Nurses have made immeasurable sacrifices throughout the pandemic. Communities can come together in various and often simple ways to show nurses just how much those sacrifices are appreciated.
Hurricane Preparedness Week
Get a head-start on hurricane season
Hurricanes pose significant challenges. Such challenges are considerably less difficult when business owners and families prepare for hurricane season in advance.
A proactive approach to hurricane season can minimize the effects of these powerful storms, which can cause potentially costly property damage. Such preparation also reduces the likelihood that individuals will be involved in accidents and/or suffer injuries.
Hurricane season is on the horizon, so now is a great time for business owners and families to prepare for the months ahead.
Coastal regions tend to bear the brunt of damage caused by hurricanes, so anyone working and living in such areas should have a well-developed evacuation plan in place as hurricane season begins. Lifelong residents of coastal regions most often affected by hurricanes, which in the United States includes Florida, Texas, the Carolinas, and Louisiana as well as other areas along the Atlantic coast, no doubt have evacuation plans in place already. However, it’s a good idea to go over such plans with employees and family members at the start of each new hurricane season.
The National Oceanic and Atmospheric Administration notes that the Atlantic hurricane season runs from June 1 to November 30, while the Eastern Pacific season begins roughly two weeks earlier and ends at the same time.
The opening weeks of May is a great time to develop an evacuation plan and/or go over an existing plan. Make a list of accessible hotels and shelters where you can go should you need to evacuate, and make sure everyone has a hard copy of that list. Keeping the list on a smartphone notes app can be helpful, but hard copies are vital, as access to mobile networks or even electricity to keep phones charged is not guaranteed during hurricanes. Detailed information about routes to take to get to safety and a prearranged place to meet if evacuation also is vital.

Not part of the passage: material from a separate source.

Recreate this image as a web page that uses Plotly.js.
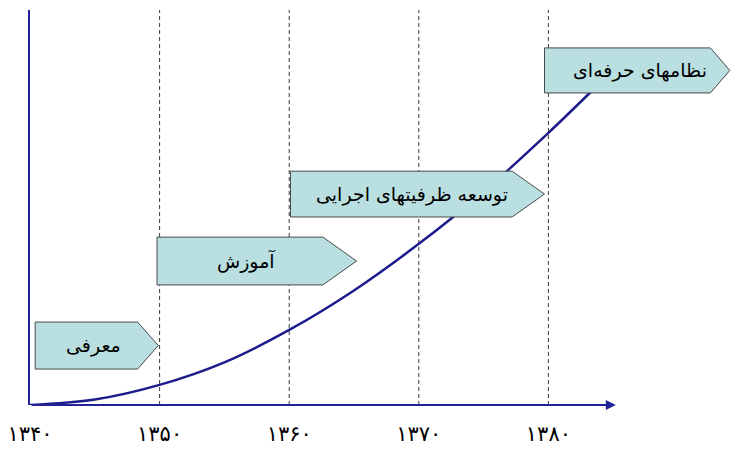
<!DOCTYPE html>
<html>
<head>
<meta charset="utf-8">
<script src="https://cdn.plot.ly/plotly-3.0.1.min.js"></script>
<style>html,body{margin:0;padding:0;background:#fff;}#chart{width:731px;height:449px;}</style>
</head>
<body>
<div id="chart"></div>
<script>
// ---- data ----
const curveYears = [1340, 1345, 1350, 1355, 1360, 1365, 1370, 1375, 1380, 1383.5];
const curveValues = [0, 1.4, 5.1, 10.8, 19.0, 29.0, 40.8, 54.0, 68.9, 80.0];
const tickYears = [1340, 1350, 1360, 1370, 1380];
const tickLabels = ['۱۳۴۰', '۱۳۵۰', '۱۳۶۰', '۱۳۷۰', '۱۳۸۰'];
const dividerYears = [1350, 1360, 1370, 1380];
const phaseLabels = ['معرفی', 'آموزش', 'توسعه ظرفیتهای اجرایی', 'نظامهای حرفه‌ای'];

// ---- layout geometry of the phase arrows (left, body end, tip, bottom, top, label x) ----
const phaseBoxes = [
  {x0: 1340.4, x1: 1348.3, xt: 1349.9, y0: 9.1,  y1: 21.0, tx: 1344.9},
  {x0: 1349.8, x1: 1362.6, xt: 1365.2, y0: 30.4, y1: 42.5, tx: 1356.7},
  {x0: 1360.1, x1: 1377.2, xt: 1379.7, y0: 47.6, y1: 59.2, tx: 1369.5},
  {x0: 1379.7, x1: 1392.5, xt: 1394.0, y0: 79.0, y1: 90.4, tx: 1387.1}
];

const navy = '#22229a';
const shapes = [];
dividerYears.forEach(yr => {
  shapes.push({type: 'line', xref: 'x', yref: 'y', x0: yr, x1: yr, y0: 0, y1: 100,
    layer: 'below', line: {color: '#3a3a3a', width: 1, dash: '4px,3px'}});
});
phaseBoxes.forEach(b => {
  const ym = (b.y0 + b.y1) / 2;
  shapes.push({type: 'path', xref: 'x', yref: 'y', layer: 'above',
    path: `M${b.x0},${b.y0} L${b.x1},${b.y0} L${b.xt},${ym} L${b.x1},${b.y1} L${b.x0},${b.y1} Z`,
    fillcolor: '#b9dfe1', line: {color: '#4a4a4a', width: 1}});
});

const annotations = phaseBoxes.map((b, i) => ({
  x: b.tx, y: (b.y0 + b.y1) / 2, xref: 'x', yref: 'y', text: phaseLabels[i],
  showarrow: false, font: {family: 'DejaVu Sans', size: 19, color: '#000'},
  xanchor: 'center', yanchor: 'middle'
}));
// x axis line with arrow head
annotations.push({x: 1385.2, y: 0, ax: 1340, ay: 0, xref: 'x', yref: 'y', axref: 'x', ayref: 'y',
  text: '', showarrow: true, arrowhead: 2, arrowsize: 1, arrowwidth: 2, arrowcolor: navy, standoff: 0});

const trace = {x: curveYears, y: curveValues, type: 'scatter', mode: 'lines',
  line: {color: '#1c1c8c', width: 2.5, shape: 'spline', smoothing: 1}, hoverinfo: 'skip', cliponaxis: false};

const layout = {
  width: 731, height: 449,
  margin: {l: 30, r: 0, t: 10, b: 44},
  paper_bgcolor: '#fff', plot_bgcolor: '#fff',
  showlegend: false,
  xaxis: {range: [1340, 1394.09], showline: false, zeroline: false, showgrid: false,
    tickvals: tickYears, ticktext: tickLabels, ticks: '', ticklabelstandoff: 14,
    tickfont: {family: 'DejaVu Sans', size: 21, color: '#000'}, fixedrange: true},
  yaxis: {range: [0, 100], showline: true, linecolor: navy, linewidth: 2, zeroline: false,
    showgrid: false, showticklabels: false, ticks: '', fixedrange: true},
  shapes: shapes,
  annotations: annotations
};

Plotly.newPlot('chart', [trace], layout, {displayModeBar: false, staticPlot: true});
</script>
</body>
</html>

The Insurance Information Institute notes that, when hurricanes are in the forecast and warnings are issued, it’s not uncommon for residents of areas in the eye of the storm to rush to stores to purchase supplies. A proactive approach to hurricane preparation can help people avoid that mad rush. The III recommends people stock up on certain supplies in advance of hurricane season. Such supplies include:
- Extra batteries
- Candles or lamps with fuel
- Matches, which should be kept in a part of the home that’s likely to remain accessible and dry
- Materials and tools for emergency home repairs, such as heavy plastic sheeting, plywood, a hammer, and other tools
- Prescription drugs
- A three-day supply of drinking water
- Food that you don’t have to refrigerate or cook
- First aid supplies
- A portable NOAA weather radio
- A wrench and other basic tools
- A flashlight
It’s also wise for business owners and homeowners in coastal areas to take an annual inventory of their belongings in advance of hurricane season. The III notes that such an inventory, which should include a list of possessions and their respective values, can speed up the claims process, substantiate losses for income tax purposes and prove helpful if business owners or homeowners apply for disaster aid.
Hurricane season is coming. That means now is the time to prepare businesses and homes for the challenges that hurricanes can leave in their wake.